The former No. 2 man at the Coalition's transportation ministry, Frank Willis, concurs. "I would describe (the accounting system) as nonexistent." Without a financial infrastructure, checks and money transfers were not possible, so the Coalition kept billions in cash to pay for its multitude of projects. "Fresh, new, crisp, unspent, just-printed $100 bills. It was the Wild West," says Willis.
Such an atmosphere made it possible for billions to go missing and companies to defraud the Coalition. Custer Battles, a company quickly formed after the war to get reconstruction contracts, goes on trial next week, accused in a whistleblower suit by an ex-employee of bilking the U.S. government out of $50 million.
"(Custer Battles) wanted to open fraudulent companies overseas and inflate their invoices to the U.S. government," says the whistleblower, Robert Isakson. He says he refused to go along with the scheme and "two weeks later, apparently I heard they began exactly the fraud they described to me," he tells Kroft.
Willis remembers Custer Battles, which was formed by former Army Ranger Scott Custer and a failed congressional candidate, Mike Battles, who claimed to be active in the Republican Party and have connections to the White House.
"They came in with a can-do attitude, whether they could or not," he says. "They were not experienced. They didn’t know what they were doing."
They nevertheless got contracts and their work quickly drew complaints.
"They failed miserably," says Col. Richard Ballard of a $16.8 million contract Custer Battles got to secure the Baghdad Airport. Col. Ballard, the inspector general for the Army in Iraq at the time, says the company failed to provide the X-ray equipment required by the contract.
"These were multi-million-dollar devices for which they received a considerable cash advance so that they could procure them, and then they never procured this equipment," says Ballard. On a bomb-sniffing dog and trainer Custer Battles did procure, Col. Ballard says, "I think it was a guy and his pet, to be honest with you," he tells Kroft. The colonel noted that the dog "would refuse to sniff the vehicles."
In a memo obtained by 60 Minutes, the airport’s director of security wrote to the Coalition: "Custer Battles has shown themselves to be unresponsive, uncooperative, incompetent, deceitful, manipulative and war profiteers. Other than that, they are swell fellows."

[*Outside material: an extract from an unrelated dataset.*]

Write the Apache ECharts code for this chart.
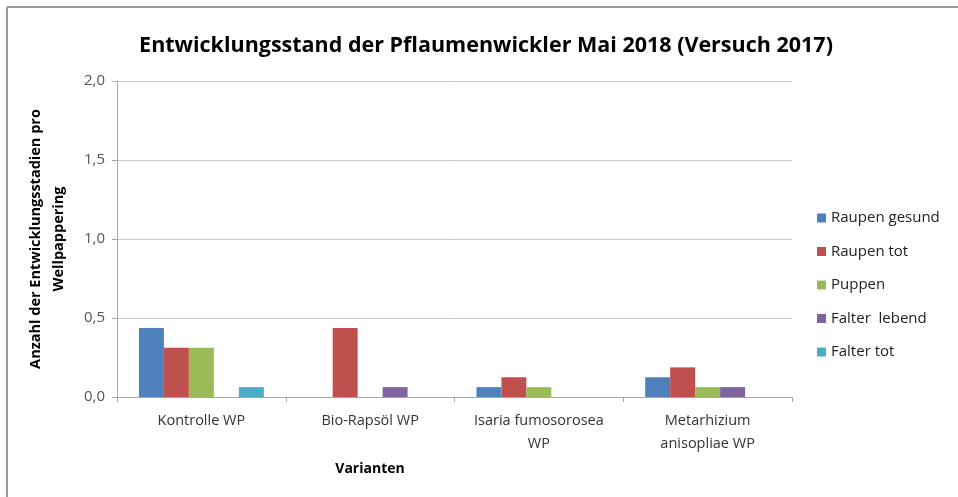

Instead of removing Custer Battles, the Coalition praised them and continued to give them contracts. One of those contracts involved procuring trucks for moving cash around the country — some of which were inoperative and had to be delivered via tow truck.
"I don't really know (how they got away with it)," says British Col. Philip Wilkinson, to whom the trucks were delivered. "The assumption that we had was that they had to have high political top cover ..."
Custer and Battles are now under federal investigation and declined to be interviewed. But in taped depositions, they disavowed any knowledge of fraudulent invoices outlined in the lawsuit.